Tulip’s solar thermal technology has been configured in compact, modular units of 100kWe each, which are fed by 52 heloistats. The tower itself stands 120 feet.
AORA's innovative energy generating system is designed to require less land and less water while generating more usable power and heat than other solar energy systems.
The company's hybrid approach enables the system to run not only on solar radiation, but on almost any alternative fuel as well, including biogas, biodiesel and natural gas. This enables a variety of operation modes – from solar-only mode, where electricity is supplied from ample sunlight, to hybrid-mode, where fuel helps generate electricity when sunlight is insufficient, such as when it is cloudy, to fuel-only mode during night hours or heavily overcast periods, thereby guaranteeing an uninterrupted power supply 24 hours a day.

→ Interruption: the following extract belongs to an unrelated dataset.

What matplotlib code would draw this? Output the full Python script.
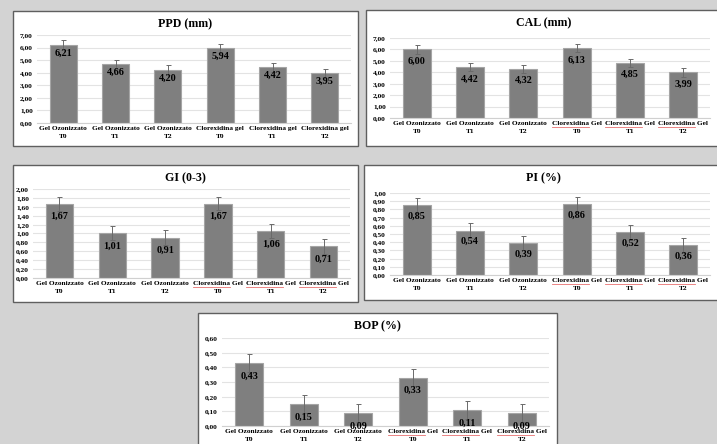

In addition to producing electricity, the Almeria plant also produces 170 kW of heat as a byproduct, which will be used to power a desalination plant. The station was constructed over a period of seven months, and is designed for a minimum economic lifespan of 25 years.
The first AORA power station was constructed in Kibbutz Samar, Israel.
"We are very excited to complete construction on our second power station, and we look forward to demonstrating our unique ability to provide our customers with uninterrupted, 24/7 clean-power," said Zev Rosenzweig, AORA's CEO.
"Our technology and scalable solution can be easily customized for a variety of applications and environments and I believe this demonstration unit will be quickly followed by additional installations in Spain and around the world," Rosenzweig added.